Dingell urges funding approval for food safety law
Dingell, Dean of the House of Representatives and author of the bill, sent a letter to the House Committee on the Budget and the House Committee on Appropriations late last week, in which he said he had “grave concerns about suggested efforts to withhold funding” for the law. The GOP budget proposal for the remainder of fiscal 2011 includes significant spending cuts to food regulatory agencies, including the Food and Drug Administration (FDA), the Centers for Disease Control and Prevention (CDC), and the Agriculture Department’s Food Safety Inspection Service (FSIS).
“Like you, I believe that we must weigh the economic impact of new regulations,” Dingell wrote. “Such examination must also take into account the impact new regulations have on the public health and well-being of the American people. The FDA Food Safety Modernization Act was supported by a wide variety of consumer and industry stakeholders, and passed the House and Senate by strong, bipartisan margins. Furthermore, it is demonstrably clear that preventing the outbreaks of food-borne illness is far less costly to our government, business, and society than allowing them to occur.”
Dingell points out that according to CDC statistics, 48m Americans suffer from foodborne illness each year, and about 3,000 die. He suggests that even if it were only possible to prevent ten percent of outbreaks, this would result in an annual cost saving of about $15.2bn, based on former FDA economist Robert Scharff’s estimate that foodborne illness costs the US economy about $152bn a year.
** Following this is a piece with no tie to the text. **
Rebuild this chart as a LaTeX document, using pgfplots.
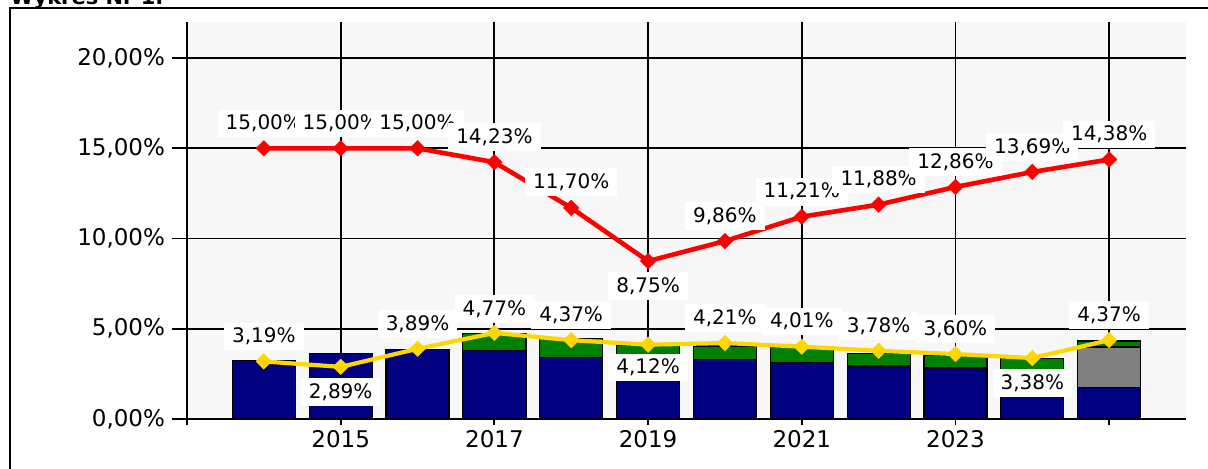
\documentclass[border=0pt]{standalone}
\usepackage{pgfplots}
\pgfplotsset{compat=1.18}
\usepackage{fontspec}
\setmainfont{DejaVu Sans}
\definecolor{navyb}{RGB}{0,0,128}
\definecolor{greenb}{RGB}{0,128,0}
\definecolor{grayb}{RGB}{128,128,128}
\definecolor{redl}{RGB}{255,0,0}
\definecolor{yell}{RGB}{255,215,0}
\begin{document}
\begin{tikzpicture}
\useasboundingbox (0,0) rectangle (604pt,234pt);
\draw[line width=1pt] (5pt,-10pt) -- (5pt,230pt) -- (620pt,230pt);
\node[anchor=base west, font=\bfseries\fontsize{10.5}{12}\selectfont, inner sep=0pt] at (5pt,232pt) {Wykres Nr 1.};
\begin{axis}[
  at={(93.5pt,24.5pt)}, anchor=south west,
  scale only axis, width=499.5pt, height=198.5pt,
  xmin=2013, xmax=2026, ymin=0, ymax=22,
  axis lines=left, axis line style={-, line width=0.9pt},
  xtick={2013,2015,...,2025},
  xticklabels={,2015,2017,2019,2021,2023,},
  ytick={0,5,10,15,20},
  yticklabels={{0,00\%},{5,00\%},{10,00\%},{15,00\%},{20,00\%}},
  tick align=outside,
  major tick length=7.5pt,
  xtick style={/pgfplots/major tick length=3pt, black, line width=0.9pt},
  ytick style={black, line width=0.9pt},
  grid=major, grid style={black, line width=0.9pt},
  axis background/.style={fill=black!3},
  ticklabel style={font=\fontsize{11.5}{13}\selectfont, text=black},
  xticklabel style={yshift=5.5pt},
  /pgf/number format/assume math mode=true,
  clip=false,
  every node near coord/.style={fill=white, inner xsep=4pt, inner ysep=2.6pt,
     font=\fontsize{10}{12}\selectfont, text=black, anchor=center, yshift=\lshift pt},
]
% bars: drawn as overlays (total top first)
\addplot[ybar, bar width=0.82, fill=greenb, draw=black, line width=0.6pt] coordinates {
(2017,4.72) (2018,4.47) (2019,4.08) (2020,4.05) (2021,3.99) (2022,3.62) (2023,3.53) (2024,3.35) (2025,4.32)};
\addplot[ybar, bar width=0.82, fill=grayb, draw=black, line width=0.6pt] coordinates {
(2025,3.99)};
\addplot[ybar, bar width=0.82, fill=navyb, draw=black, line width=0.6pt] coordinates {
(2014,3.25) (2015,3.65) (2016,3.84) (2017,3.80) (2018,3.40) (2019,3.43) (2020,3.31) (2021,3.12) (2022,2.94) (2023,2.83) (2024,2.74) (2025,1.75)};
% red line
\addplot[redl, line width=2.3pt, mark=square*, mark size=2.8pt,
  mark options={rotate=45, solid, fill=redl, draw=redl, line width=0.1pt},
  point meta=y, visualization depends on={value \thisrow{s} \as \lshift},
  nodes near coords={\pgfmathprintnumber[fixed,fixed zerofill,precision=2,use comma]{\pgfplotspointmeta}\%}]
 table[x=x, y=y] {
x y s
2014 15.00 12.5
2015 15.00 12.5
2016 15.00 12.5
2017 14.23 12.5
2018 11.70 13
2019 8.75 -12.5
2020 9.86 12.5
2021 11.21 12.5
2022 11.88 12.5
2023 12.86 12.5
2024 13.69 12.5
2025 14.38 12.5
};
% yellow line
\addplot[yell, line width=2.1pt, mark=square*, mark size=2.8pt,
  mark options={rotate=45, solid, fill=yell, draw=yell, line width=0.1pt},
  point meta=y, visualization depends on={value \thisrow{s} \as \lshift},
  nodes near coords={\pgfmathprintnumber[fixed,fixed zerofill,precision=2,use comma]{\pgfplotspointmeta}\%}]
 table[x=x, y=y] {
x y s
2014 3.19 12.5
2015 2.89 -12.5
2016 3.89 12.5
2017 4.77 12
2018 4.37 12.5
2019 4.12 -11.5
2020 4.21 12.5
2021 4.01 12.5
2022 3.78 12.5
2023 3.60 12.5
2024 3.38 -12.5
2025 4.37 12.5
};
\end{axis}
\end{tikzpicture}
\end{document}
“While I understand the need for fiscal responsibility in this time of unprecedented budget deficits, it is imperative that we not compromise public safety in the name of being “penny-wise but pound foolish”,” Dingell wrote.
The introduction of the Food Safety Modernization Act was triggered by a spate of foodborne illness outbreaks in the United States over the past few years, including a salmonella outbreak linked to peanut products from the Peanut Corporation of America, which led to more than 700 reported illnesses, nine deaths, and one of the largest food product recalls in the nation’s history.
The new law seeks to focus on the prevention of foodborne illness and widespread food recalls by giving the FDA the authority to better trace and manage food safety concerns throughout the supply chain.